Zo’n tien jaar geleden vertrok ik op vakantie naar Thailand zonder schrift. Dat bleek een vergissing. In Bangkok schafte ik me een notitieboek aan. Ik moest schrijven. Ik schrijf sinds ik een jaar of acht ben. Soms houd ik ermee op, maar dan duikt vroeg of laat het verlangen weer op. Het paradoxale aan mijn verlangen is dat het omgekeerd evenredig is met de mogelijkheid die ik heb om te schrijven. Ik wil schrijven op momenten dat ik met iemand in gesprek ben, het eten op het vuur staat, een pop aangekleed moet worden en wel meteen. Wanneer ik eindelijk mijn laptop kan openslaan, heeft de lege pagina zijn aantrekkingskracht verloren en surf ik doelloos op het wereldwijde web.
De redenen waarom ik schrijf zijn dezelfde als die van andere schrijvers. Mijn uitdaging bestaat erin ze te verwoorden op een manier die jou verleidt – wat misschien nooit zal lukken. Daarom schrijf ik.
Gewoonte
Schrijven is een uit de hand gelopen hobby van een eerder teruggetrokken en verlegen kind dat af en toe aangemoedigd wordt door een bescheiden applaus. Dat kind ben ik.
Plezier
Ik schrijf omdat ik het leuk vind, hoewel ik me na het schrijven nagenoeg altijd een mislukkeling voel. In het begin komen de zinnen snel. De eerste versie begint hoopvol, maar eindigt in mineur. De tweede, derde, vierde en x-ste versie zijn een zoektocht naar het taalspel, naar de climax, naar de betekenislagen. Ik probeer afstand te nemen. Uiteindelijk heb ik een kritische maar vriendelijke lezer nodig die zijn ongezouten mening geeft, waarna ik even instort – hoewel ik diep vanbinnen hetzelfde vermoedde – om dan aan de x+1-ste versie te beginnen. Zo kan ik eindeloos blijven puzzelen.
Overweldiging
Ik schrijf omdat er iets verteld moet worden, omdat iets me ertoe dwingt. De zonsopgang als iedereen slaapt, het einde van de affaire, het niet bereiken van de top, teennagels, de man die in een kabouter veranderde, verdwalen in de stad, verwelkte bloemen, Virginia Woolf, oma’s aardbeienconfituur.
Vrijheid
Misschien is alleen het schrijven een act van absolute vrijheid, aldus David Grossman. Ik schrijf, geboeid door de ene al meer levende geest dan de andere. Al schrijvend zoek ik de sleutel. In de hoop op een dag vrij te zijn.
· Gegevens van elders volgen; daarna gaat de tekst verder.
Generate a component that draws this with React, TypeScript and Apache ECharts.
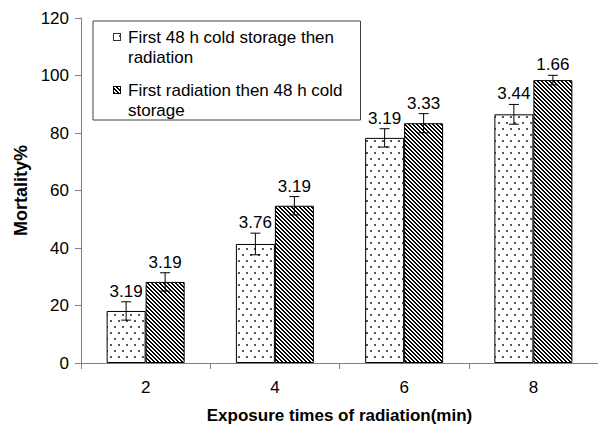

Dit is mijn geloofsbelijdenis.
Daarom schrijf ik.
Lees: Waarom ik schrijf, George Orwell; Why I write, Joan Didion; De ontdekking van de wereld, Clarice Lispector; De ander van binnenuit kennen, David Grossman; Herinneringen aan mijn onzichtbaarheid, Rebecca Solnit; Overpeinzingen, Zadie Smith; De tedere verteller, Olga Tokarczuk; Dingen die ik niet wil weten, Deborah Levy.